What is this code doing? Well, first in the get function it checks whether there's an "openid.mode" argument in the request. If there is, that means this request is coming from the OpenID provider. On the first try it's not so let's go down to function authenticate_redirect. That will actually redirect the user to Google's provider url. If you look at the code for this function, it actually includes a "next" parameter which tells Google to send the user back to this url when he/she is done authorizes or denies the request.

The OpenID provider should redirect the user back to this handler and this time the "openid.mode" argument should be set. get_authenticated_user actually parses the response of the data and sends it to a callback function (_on_auth in this case) with the user data. _on_auth checks whether the "user" field is not null. If so, the user accepted the OpenID request and you now know some information about that (like their email).

In this case we've hard-coded Google as the OpenID provider. What's the advantage of doing this? Well, if a user jumps to a page that requires identification, you can redirect them immediately to the Google OpenID provider and with one-click they're back on your site. How painless is that?
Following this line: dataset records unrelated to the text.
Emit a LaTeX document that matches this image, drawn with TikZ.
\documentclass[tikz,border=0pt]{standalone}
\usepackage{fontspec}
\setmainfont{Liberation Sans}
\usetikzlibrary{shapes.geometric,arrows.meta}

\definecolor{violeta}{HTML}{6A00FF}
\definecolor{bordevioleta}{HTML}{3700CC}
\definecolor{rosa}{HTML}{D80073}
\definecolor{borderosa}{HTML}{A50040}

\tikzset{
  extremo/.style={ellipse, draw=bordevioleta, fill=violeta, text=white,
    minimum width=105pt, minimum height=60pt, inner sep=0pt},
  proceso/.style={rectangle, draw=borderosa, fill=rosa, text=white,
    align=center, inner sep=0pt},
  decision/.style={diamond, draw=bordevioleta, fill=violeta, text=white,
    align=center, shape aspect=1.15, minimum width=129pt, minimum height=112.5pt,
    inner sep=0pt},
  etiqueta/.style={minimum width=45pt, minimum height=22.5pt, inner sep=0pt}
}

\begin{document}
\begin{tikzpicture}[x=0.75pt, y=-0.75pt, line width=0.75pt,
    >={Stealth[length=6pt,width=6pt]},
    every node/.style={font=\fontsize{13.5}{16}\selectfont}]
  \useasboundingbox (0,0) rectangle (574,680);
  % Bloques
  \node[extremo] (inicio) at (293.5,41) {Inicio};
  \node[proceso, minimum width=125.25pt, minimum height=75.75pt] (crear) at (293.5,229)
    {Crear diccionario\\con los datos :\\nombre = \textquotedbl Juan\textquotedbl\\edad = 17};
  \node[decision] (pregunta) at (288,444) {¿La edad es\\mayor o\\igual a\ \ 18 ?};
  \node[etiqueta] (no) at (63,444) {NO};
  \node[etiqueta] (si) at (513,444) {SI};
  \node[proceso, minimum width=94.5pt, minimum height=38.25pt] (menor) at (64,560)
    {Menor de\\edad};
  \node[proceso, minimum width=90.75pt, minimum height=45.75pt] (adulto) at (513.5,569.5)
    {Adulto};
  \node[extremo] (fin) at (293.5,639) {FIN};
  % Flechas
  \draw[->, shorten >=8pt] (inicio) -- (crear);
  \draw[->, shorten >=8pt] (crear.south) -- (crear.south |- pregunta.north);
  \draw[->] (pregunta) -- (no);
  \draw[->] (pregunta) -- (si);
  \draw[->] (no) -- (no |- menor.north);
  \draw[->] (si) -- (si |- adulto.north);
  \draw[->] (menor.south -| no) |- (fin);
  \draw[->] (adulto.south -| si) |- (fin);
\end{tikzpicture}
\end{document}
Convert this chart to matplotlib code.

Well, what if you don't want to force Google as the OpenID provider? Tim explains some people have actually added some additional logic to see which OpenID providers the user has available and chooses one of those. Again, one click for the user and you get your juicy identification. No one gets hurt.

Conclusion

Should you always use OpenID? In most cases OpenID is perfectly fine for many sites like forums or "toy" sites where verifying the person's actual identity isn't necessary. You'd still have to do things like email verification if that's important to you. There are, of course, some cases where a username/password are required and it's fine to use them instead. Just remember that if go that route you're causing your users pain and cost you time and resources to keep them secure. Make sure it's worth it.